>> begin

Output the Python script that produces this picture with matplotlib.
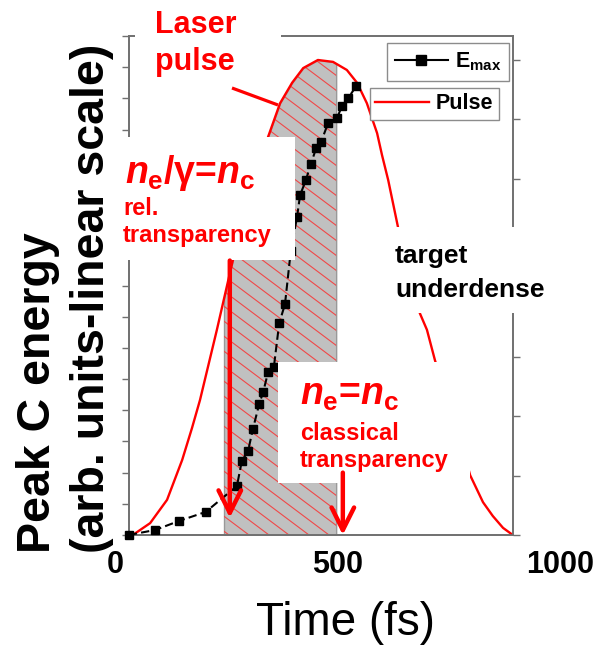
import numpy as np
import matplotlib
matplotlib.use("Agg")
import matplotlib.pyplot as plt
from matplotlib.patches import Rectangle, FancyArrowPatch, ArrowStyle
from matplotlib.lines import Line2D
from matplotlib.collections import LineCollection

plt.rcParams["font.family"] = ["Liberation Sans", "DejaVu Sans"]
plt.rcParams["mathtext.fontset"] = "custom"
plt.rcParams["mathtext.rm"] = "Liberation Sans:bold"
plt.rcParams["mathtext.it"] = "Liberation Sans:italic:bold"
plt.rcParams["mathtext.bf"] = "Liberation Sans:bold"

# ---- data -------------------------------------------------------------
# peak carbon ion energy (arb. units) versus time (fs)
emax_time = [31, 90, 144, 204, 274, 285, 299, 310, 324, 333, 344, 357, 369,
             382, 395, 409, 416, 429, 440, 452, 463, 479, 499, 510, 524, 542]
emax_value = [0.0, 0.16, 0.45, 0.74, 1.57, 2.37, 2.69, 3.40, 4.20, 4.58, 5.22,
              5.38, 6.79, 7.40, 9.10, 10.19, 10.90, 11.38, 11.89, 12.40, 12.60,
              13.21, 13.37, 13.75, 14.01, 14.39]

# normalised laser pulse intensity versus time (fs)
pulse_time = [40, 79, 117, 151, 173, 191, 229, 265, 303, 344, 371, 398, 423,
              456, 490, 521, 544, 566, 589, 600, 614, 636, 663, 685, 701, 719,
              753, 780, 798, 827, 849, 872, 894]
pulse_value = [0.0, 0.025, 0.074, 0.158, 0.225, 0.284, 0.432, 0.579, 0.716,
               0.838, 0.909, 0.952, 0.983, 1.000, 0.996, 0.979, 0.952, 0.909,
               0.846, 0.800, 0.747, 0.648, 0.558, 0.467, 0.432, 0.368, 0.263,
               0.189, 0.126, 0.069, 0.040, 0.015, 0.0]

# time window of relativistic transparency (shaded) and marker times
shade_start, shade_end = 245, 497
rel_transparency_time = 258
classical_transparency_time = 512

time_ticks = [0, 500, 1000]
time_limits = (31.5, 894.4)
energy_limits = (0, 16)
pulse_limits = (0, 1.0505)

# ---- figure -----------------------------------------------------------
W, H = 596, 649
fig = plt.figure(figsize=(W / 100, H / 100), dpi=100)


def fig_rect(x0, y0, x1, y1):
    return [x0 / W, 1 - y1 / H, (x1 - x0) / W, (y1 - y0) / H]


ax_e = fig.add_axes(fig_rect(129, 36, 513, 535))
ax_p = ax_e.twinx()
ax_p.set_zorder(ax_e.get_zorder() - 1)
ax_e.patch.set_visible(False)

spine_color = "#707070"
for a in (ax_e, ax_p):
    for s in a.spines.values():
        s.set_color(spine_color)
        s.set_linewidth(1.2)

ax_e.set_xlim(*time_limits)
ax_e.set_ylim(*energy_limits)
ax_e.set_yticks(np.arange(energy_limits[0], energy_limits[1] + 1, 1))
ax_e.tick_params(axis="y", direction="out", length=5, width=1,
                 color=spine_color, labelleft=False)
ax_e.tick_params(axis="x", bottom=False, labelbottom=False)

ax_p.set_ylim(*pulse_limits)
ax_p.set_yticks(np.arange(0, 1.0001, 0.125))
ax_p.tick_params(axis="y", direction="out", length=5, width=1,
                 color=spine_color, labelright=False)

# shaded transparency window under the pulse
t_arr = np.asarray(pulse_time, float)
p_arr = np.asarray(pulse_value, float)
inside = (t_arr > shade_start) & (t_arr < shade_end)
ts = np.concatenate([[shade_start], t_arr[inside], [shade_end]])
ps = np.interp(ts, t_arr, p_arr)
fill = ax_p.fill_between(ts, 0, ps, facecolor="#c0c0c0", edgecolor="#999999",
                         linewidth=1.0, zorder=1)

# diagonal red hatching clipped to the shaded area
pos = ax_p.get_position()
w_px, h_px = pos.width * W, pos.height * H
slope = -0.75 * w_px / h_px
step = 15.0 / h_px
segs = [[(0, c), (1, c + slope)] for c in np.arange(0, 1 - slope + step, step)]
hatch = LineCollection(segs, colors="#f04848", linewidths=0.8,
                       transform=ax_p.transAxes, zorder=1.5)
hatch.set_clip_path(fill.get_paths()[0], ax_p.transData)
ax_p.add_collection(hatch, autolim=False)

ax_p.plot(pulse_time, pulse_value, color="#ff0000", lw=1.7, zorder=3,
          solid_joinstyle="round")
ax_p.set_xlim(*time_limits)
ax_p.set_ylim(*pulse_limits)

emax_line, = ax_e.plot(emax_time, emax_value, color="black", lw=1.5,
                       ls=(0, (4, 2)), marker="s", ms=5.5, mfc="black",
                       mec="black", clip_on=False, zorder=4)
emax_key = Line2D([], [], color="black", lw=1.5, marker="s", ms=7,
                  mfc="black", mec="black")
pulse_key = Line2D([], [], color="#ff0000", lw=1.7)

leg1 = ax_e.legend([emax_key], [r"$\mathrm{E}_{\mathrm{max}}$"],
                   loc="upper left", bbox_to_anchor=(387 / W, 1 - 43 / H),
                   bbox_transform=fig.transFigure, borderaxespad=0,
                   fancybox=False, edgecolor="#8c8c8c", framealpha=1,
                   fontsize=15.5, handlelength=2.5, handletextpad=0.3,
                   borderpad=0.35)
leg1.get_frame().set_linewidth(1.0)
ax_e.add_artist(leg1)
leg2 = ax_e.legend([pulse_key], ["Pulse"], loc="upper left",
                   bbox_to_anchor=(370 / W, 1 - 88 / H),
                   bbox_transform=fig.transFigure, borderaxespad=0,
                   fancybox=False, edgecolor="#8c8c8c", framealpha=1,
                   prop={"size": 15.5, "weight": "bold"}, handlelength=2.5,
                   handletextpad=0.3, borderpad=0.25)
leg2.get_frame().set_linewidth(1.0)

# time tick labels
for tv in time_ticks:
    ax_e.text(tv, -38 / 499, str(tv), transform=ax_e.get_xaxis_transform(),
              ha="center", va="baseline", fontsize=22, fontweight="bold",
              clip_on=False)

# ---- annotation layer (pixel coordinates) -----------------------------
ov = fig.add_axes([0, 0, 1, 1], zorder=10)
ov.set_xlim(0, W)
ov.set_ylim(H, 0)
ov.axis("off")
ov.patch.set_visible(False)

for x0, y0, x1, y1 in [(135, 0, 281, 90), (115, 137, 295, 260),
                       (390, 227, 560, 313), (278, 362, 470, 483)]:
    ov.add_patch(Rectangle((x0, y0), x1 - x0, y1 - y0, facecolor="white",
                           edgecolor="none", zorder=1))

red = "#ff0000"
ov.text(155, 33, "Laser", color=red, fontsize=22, fontweight="bold",
        va="baseline", zorder=3)
ov.text(155, 70, "pulse", color=red, fontsize=22, fontweight="bold",
        va="baseline", zorder=3)
ov.plot([232, 278], [88, 105], color=red, lw=2.3, zorder=3,
        solid_capstyle="butt")

ov.text(125, 183, r"$n_\mathrm{e}$/γ=$n_\mathrm{c}$", color=red, fontsize=27,
        fontweight="bold", va="baseline", zorder=3)
ov.text(123, 215, "rel.", color=red, fontsize=17, fontweight="bold",
        va="baseline", zorder=3)
ov.text(123, 242, "transparency", color=red, fontsize=17, fontweight="bold",
        va="baseline", zorder=3)

ov.text(300, 405, r"$n_\mathrm{e}$=$n_\mathrm{c}$", color=red, fontsize=27,
        fontweight="bold", va="baseline", zorder=3)
ov.text(300, 440, "classical", color=red, fontsize=17, fontweight="bold",
        va="baseline", zorder=3)
ov.text(300, 467, "transparency", color=red, fontsize=17, fontweight="bold",
        va="baseline", zorder=3)

ov.text(395, 263, "target", color="black", fontsize=19, fontweight="bold",
        va="baseline", zorder=3)
ov.text(395, 297, "underdense", color="black", fontsize=19, fontweight="bold",
        va="baseline", zorder=3)

arrow_style = ArrowStyle("->", head_length=0.9, head_width=0.45)
for t_mark, y_from, y_to in [(rel_transparency_time, 8.8, 0.55),
                             (classical_transparency_time, 2.0, 0.0)]:
    ov.add_patch(FancyArrowPatch((t_mark, y_from), (t_mark, y_to),
                                 transform=ax_e.transData,
                                 arrowstyle=arrow_style, mutation_scale=18,
                                 color=red, lw=3.2, shrinkA=0, shrinkB=0,
                                 zorder=4))

ov.text(345, 635, "Time (fs)", fontsize=33, ha="center", va="baseline",
        zorder=3)
ov.text(50, 553, "Peak C energy", fontsize=33.5, fontweight="bold",
        rotation=90, rotation_mode="anchor", ha="left", va="baseline",
        zorder=3)
ov.text(104, 553, "(arb. units-linear scale)", fontsize=33.5,
        fontweight="bold", rotation=90, rotation_mode="anchor", ha="left",
        va="baseline", zorder=3)

fig.savefig("out.png", dpi=100)
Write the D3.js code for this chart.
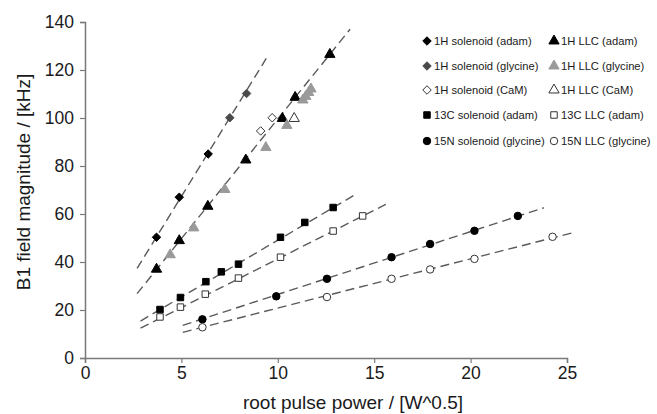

>> end

(Task description) The lines from the start of the data through the line that contains "13.21, 13.37, 13.75, 14.01, 14.39]" are to be returned exactly, please, with both ends included and every picture left out.

(Answer to this problem)
Output the Python script that produces this picture with matplotlib.
import numpy as np
import matplotlib
matplotlib.use("Agg")
import matplotlib.pyplot as plt
from matplotlib.patches import Rectangle, FancyArrowPatch, ArrowStyle
from matplotlib.lines import Line2D
from matplotlib.collections import LineCollection

plt.rcParams["font.family"] = ["Liberation Sans", "DejaVu Sans"]
plt.rcParams["mathtext.fontset"] = "custom"
plt.rcParams["mathtext.rm"] = "Liberation Sans:bold"
plt.rcParams["mathtext.it"] = "Liberation Sans:italic:bold"
plt.rcParams["mathtext.bf"] = "Liberation Sans:bold"

# ---- data -------------------------------------------------------------
# peak carbon ion energy (arb. units) versus time (fs)
emax_time = [31, 90, 144, 204, 274, 285, 299, 310, 324, 333, 344, 357, 369,
             382, 395, 409, 416, 429, 440, 452, 463, 479, 499, 510, 524, 542]
emax_value = [0.0, 0.16, 0.45, 0.74, 1.57, 2.37, 2.69, 3.40, 4.20, 4.58, 5.22,
              5.38, 6.79, 7.40, 9.10, 10.19, 10.90, 11.38, 11.89, 12.40, 12.60,
              13.21, 13.37, 13.75, 14.01, 14.39]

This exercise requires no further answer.